The TARC, set up in July with the behind-the-scenes backing of the U.S. State Department, has the stated aim of facilitating a normalization of Turkish-Armenian relations. Its members, which include two former foreign ministers, have insisted until now they will not debate the validity of the two sides' positions on the Armenian genocide. But Phillips' statement, revealed to RFE/RL by a source close to the commission, says they "will consider the result of ICTJ's independent analysis" of the issue at further gatherings.
Many Armenian leaders and diaspora activists view the TARC's creation as part of a Turkish ploy to prevent international recognition of the genocide. In particular, they point to the fact that the European Parliament in October refused to mention the Armenian genocide in a resolution on Turkey, citing the TARC's existence.
Tension ran high on the first day of the New York meeting on 18 November, with the commission's four Armenian members threatening to suspend their participation in the reconciliation initiative if it harms the genocide recognition process. One of them, Moscow-based political analyst Andranik Migranian, told RFE/RL that the Turkish commission members were also warned against making more statements to the effect that Turkey will never condemn the 1915 killings as a genocide. Migranian said subsequent discussions proceeded in a more relaxed atmosphere.
But the two sides failed to agree on the wording of a joint statement summarizing the results of the four-day session, which is why Phillips was asked to do so. The Turkish side reportedly objected strongly to any mention in that statement of the UN Genocide Convention, arguing that such a reference would create problems for them on their return to Turkey.
Phillips' 26 November statement says the Turkish and Armenian participants agreed at the end of the meeting that "the existence of TARC should not be used to influence the attitudes of the international community towards its relations with Armenia and Turkey." Phillips also said the Turkish and Armenian TARC members also acknowledged that their dialogue is "not a substitute" for diplomatic relations between the two neighboring states -- a key point made by the Armenian government, which is skeptical about the success of the U.S.-backed initiative.

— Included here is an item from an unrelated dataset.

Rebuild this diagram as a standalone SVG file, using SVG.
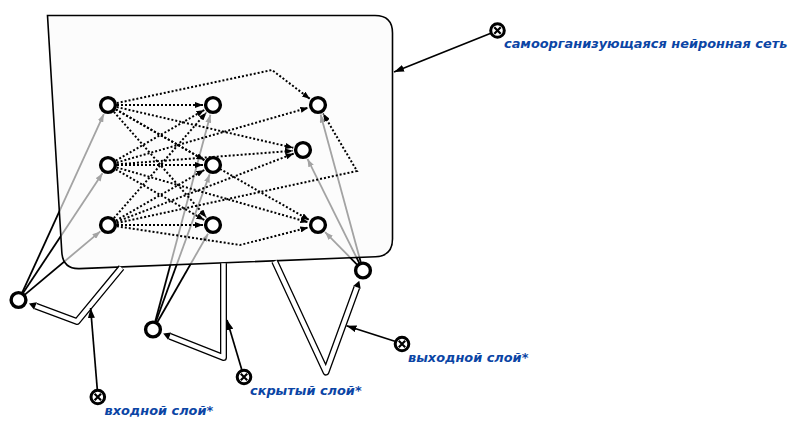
<svg xmlns="http://www.w3.org/2000/svg" width="798" height="427" viewBox="0 0 798 427">
<style>
.ext{stroke:#000;stroke-width:1.8;fill:none;marker-end:url(#ah)}
.dot{stroke:#000;stroke-width:2;stroke-dasharray:2 2;fill:none;marker-end:url(#ah)}
.lbl{stroke:#000;stroke-width:1.7;fill:none;marker-end:url(#ahL)}
.tubeO{stroke:#000;stroke-width:7;fill:none;stroke-linejoin:round;marker-end:url(#ahT)}
.tubeI{stroke:#fff;stroke-width:4.4;fill:none;stroke-linejoin:round}
.neuron{fill:#fff;stroke:#000;stroke-width:3.4}
.xring{fill:#fff;stroke:#000;stroke-width:3}
.xmark{stroke:#000;stroke-width:2.2}
.txt{font-family:"DejaVu Sans",sans-serif;font-weight:bold;font-style:italic;font-size:12.9px;fill:#0b45a5}
</style>
<defs>
<marker id="ah" viewBox="0 0 8 6" refX="8" refY="3" markerWidth="8" markerHeight="6" markerUnits="userSpaceOnUse" orient="auto"><path d="M0,0L8,3L0,6z" fill="#000"/></marker>
<marker id="ahL" viewBox="0 0 10 7" refX="10" refY="3.5" markerWidth="10" markerHeight="7" markerUnits="userSpaceOnUse" orient="auto"><path d="M0,0L10,3.5L0,7z" fill="#000"/></marker>
<marker id="ahT" viewBox="0 0 7 8" refX="0" refY="4" markerWidth="7" markerHeight="8" markerUnits="userSpaceOnUse" orient="auto"><path d="M0,0L7,4L0,8z" fill="#000"/></marker>
</defs>

<g id="external-links">
<path class="ext" d="M22.2,292.7L103.8,114.1"/>
<path class="ext" d="M22.9,293.3L102.5,173.3"/>
<path class="ext" d="M24.6,294.9L100.3,231.4"/>
<path class="ext" d="M155.1,322L210.4,114.7"/>
<path class="ext" d="M155.7,322.3L209.6,174.4"/>
<path class="ext" d="M157,322.8L208,233.7"/>
<path class="ext" d="M360.9,262.8L320.6,114.6"/>
<path class="ext" d="M359.4,263.3L307.5,158.9"/>
<path class="ext" d="M357.3,264.8L325.1,232.1"/>
</g>

<g id="som-network">
<path d="M47.5,15.5L375,15.5Q392.5,15.5 392.5,33L392.5,239Q392.5,256 375.5,256.8L79.5,268.6Q62.8,269.2 61.8,252Z" fill="#fbfbfb" fill-opacity="0.65" stroke="#000" stroke-width="1.6"/>
</g>

<g id="connectors">
<path class="dot" d="M117,105L203,105"/>
<path class="dot" d="M115.8,109.5L204.3,160"/>
<path class="dot" d="M113.9,111.8L206.4,217.5"/>
<path class="dot" d="M116.8,103.1L272,70L310,98.9"/>
<path class="dot" d="M116.8,107L293.3,147.8"/>
<path class="dot" d="M115.8,109.5L309.3,220"/>
<path class="dot" d="M115.8,160.5L204.3,110"/>
<path class="dot" d="M117,165L203,165"/>
<path class="dot" d="M115.8,169.5L204.3,220"/>
<path class="dot" d="M116.7,162.5L308.4,107.7"/>
<path class="dot" d="M117,164.3L293,150.8"/>
<path class="dot" d="M116.7,167.5L308.4,222.3"/>
<path class="dot" d="M113.9,218.2L206.4,112.5"/>
<path class="dot" d="M115.8,220.5L204.3,170"/>
<path class="dot" d="M117,225L203,225"/>
<path class="dot" d="M116.8,223.1L357,171L323.1,113.6"/>
<path class="dot" d="M116.4,221.8L293.7,153.6"/>
<path class="dot" d="M116.9,226.3L240,245L308.3,227.5"/>

<path class="tubeO" d="M121.5,267.6L77,321.5L35.5,306"/>
<path class="tubeI" d="M121.5,267.6L77,321.5L35.5,306"/>
<path class="tubeO" d="M223.5,263.3L223.5,357.5L169.7,336.2"/>
<path class="tubeI" d="M223.5,263.3L223.5,357.5L169.7,336.2"/>
<path class="tubeO" d="M274.6,261.2L326,372L356.9,287.3"/>
<path class="tubeI" d="M274.6,261.2L326,372L356.9,287.3"/>

<path class="lbl" d="M490.8,33.3L394,72"/>
<path class="lbl" d="M97.3,389.5L90.6,308"/>
<path class="lbl" d="M241.8,369.8L227,320"/>
<path class="lbl" d="M394.8,341.2L346.5,325.8"/>
</g>

<g id="A1"><circle class="neuron" cx="108" cy="105" r="7.4"/></g>
<g id="A2"><circle class="neuron" cx="108" cy="165" r="7.4"/></g>
<g id="A3"><circle class="neuron" cx="108" cy="225" r="7.4"/></g>
<g id="B1"><circle class="neuron" cx="213" cy="105" r="7.4"/></g>
<g id="B2"><circle class="neuron" cx="213" cy="165" r="7.4"/></g>
<g id="B3"><circle class="neuron" cx="213" cy="225" r="7.4"/></g>
<g id="C1"><circle class="neuron" cx="318" cy="105" r="7.4"/></g>
<g id="C2"><circle class="neuron" cx="303" cy="150" r="7.4"/></g>
<g id="C3"><circle class="neuron" cx="318" cy="225" r="7.4"/></g>
<g id="input-node"><circle class="neuron" cx="18.5" cy="300" r="7.4"/></g>
<g id="hidden-node"><circle class="neuron" cx="153" cy="329.5" r="7.4"/></g>
<g id="output-node"><circle class="neuron" cx="363" cy="270.5" r="7.4"/></g>

<g id="label-som">
<circle class="xring" cx="497.5" cy="30.5" r="6.8"/>
<path class="xmark" d="M494.3,27.3L500.7,33.7M500.7,27.3L494.3,33.7"/>
<text class="txt" x="504" y="47.7">самоорганизующаяся нейронная сеть</text>
</g>
<g id="label-input">
<circle class="xring" cx="97.8" cy="397" r="6.8"/>
<path class="xmark" d="M94.6,393.8L101,400.2M101,393.8L94.6,400.2"/>
<text class="txt" x="104.5" y="415">входной слой*</text>
</g>
<g id="label-hidden">
<circle class="xring" cx="244" cy="377" r="6.8"/>
<path class="xmark" d="M240.8,373.8L247.2,380.2M247.2,373.8L240.8,380.2"/>
<text class="txt" x="250" y="395">скрытый слой*</text>
</g>
<g id="label-output">
<circle class="xring" cx="402" cy="344" r="6.8"/>
<path class="xmark" d="M398.8,340.8L405.2,347.2M405.2,340.8L398.8,347.2"/>
<text class="txt" x="408" y="361.7">выходной слой*</text>
</g>
</svg>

In a telephone interview with RFE/RL on 29 November, Migranian said that it would be "a great political and military victory" for Armenia if the ICTJ experts conclude that the killings of 1915 did indeed constitute a genocide. But former Armenian Foreign Minister Alezander Arzoumanian sounded a note of caution, warning that there is no guarantee that the ICTJ's findings will result in a substantive change in the Turkish position.
Migranian and Arzoumanian also disclosed that the six Turkish TARC members, including former Foreign Minister Ilter Turkmen, believe that Ankara should unconditionally raise its blockade of Armenia, as normalizing trade and transportation between Armenia and Turkey would contribute to reconciliation. Successive Turkish governments have linked the lifting of the blockade to Armenia's acceptance of Azerbaijani sovereignty over Nagorno-Karabakh. But Migranian added that the Turkish TARC members refused to affirm that position in a joint statement for fearing of provoking an outraged reaction from Azerbaijan. (Emil Danielyan and Harry Tamrazian)
QUOTATION OF THE WEEK. "Fifteen-thousand convicts for a country with a population of 8 million people is too much. This figure must be reduced. " -- Ambassador Gerard Stoudmann, director of the OSCE Office for Democratic Institutes and Human Rights, speaking at a press conference in Baku on 29 November (quoted by Turan).